Somehow, Will Guthrie has discovered the perfect
intersection between noise, electro-acoustic
improvisation, musique concrete, and his own
background as a jazz drummer. Using an
array of cheap microphones and radios to amplify
and augment his simple percussion setup, Guthrie
evokes a world where all your home electronics
might come alive and then have the good taste to
just sound right.
A busy, shifting, textured,
yes-maybe-even-with-a-bit-of-"swing", one man
band.
Wednesday,
October 1, 2008 @ The Marvelous Jason Kahn
and Jon Mueller (Zurich, Switzerland and Milwaukee, WI) percussion,
tapes, and electronics HZL
(Jesse Kudler and Tim Albro) (Philadelphia,
PA)
guitars, electronics, radios, and tapes Using
drums more as resonators than as struck
instruments, Kahn and Mueller both use
microphones, electronics, and feedback
techniques to slowly build complex textures
until they fill a room.

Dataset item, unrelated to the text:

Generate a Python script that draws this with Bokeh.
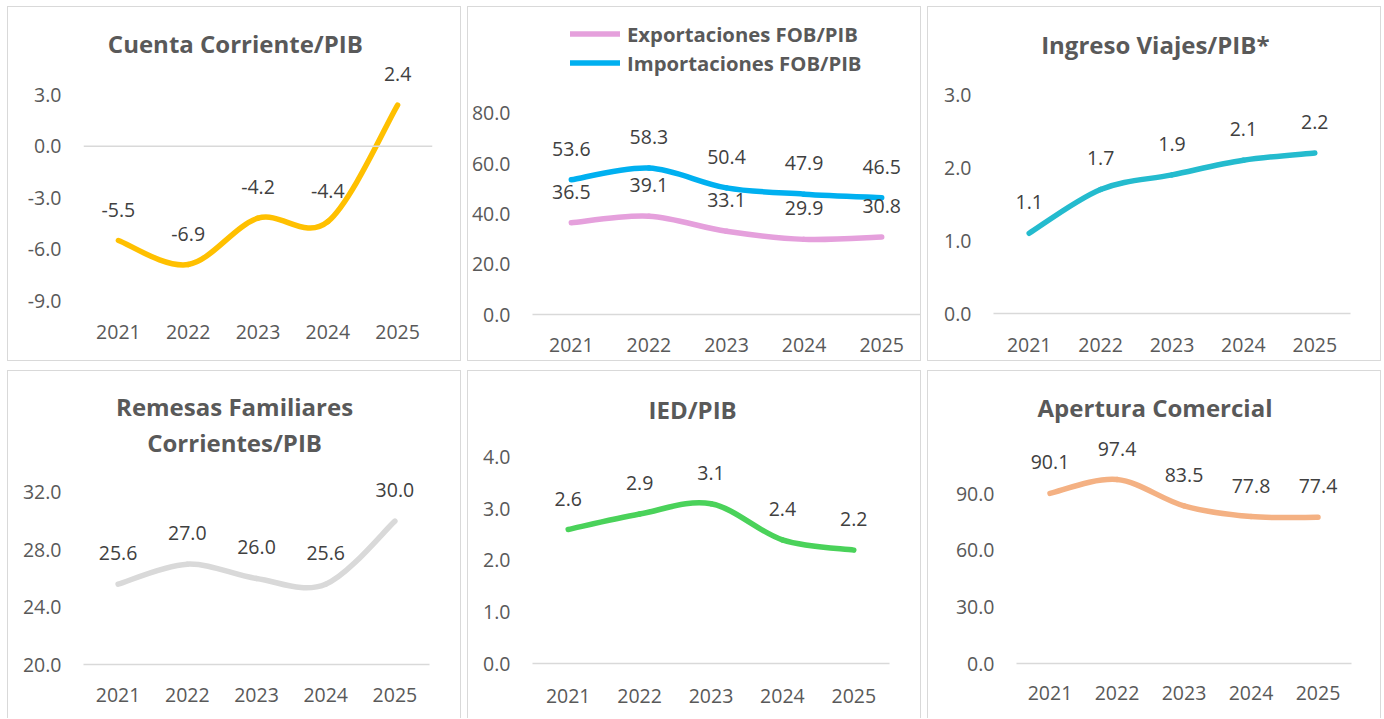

A previous
Philadelphia concert found the two working up a
fascinating, detailed, and tough wall of layered
sound, rendering any attempts to relate sounds
to percussion sources useless. Simply
thrilling.
Local favorites HZL will give their first
concert since May, 2007 (!). Their rare
performances are justifiably highly-regarded and
have become, at this slow pace, something
of events. The group performs with the
audience in the round and speakers surrounding
them, turning
concerts into complex collaborations with the
acoustics and ambiences of a given room.
Don't wait until 2010 to see them again!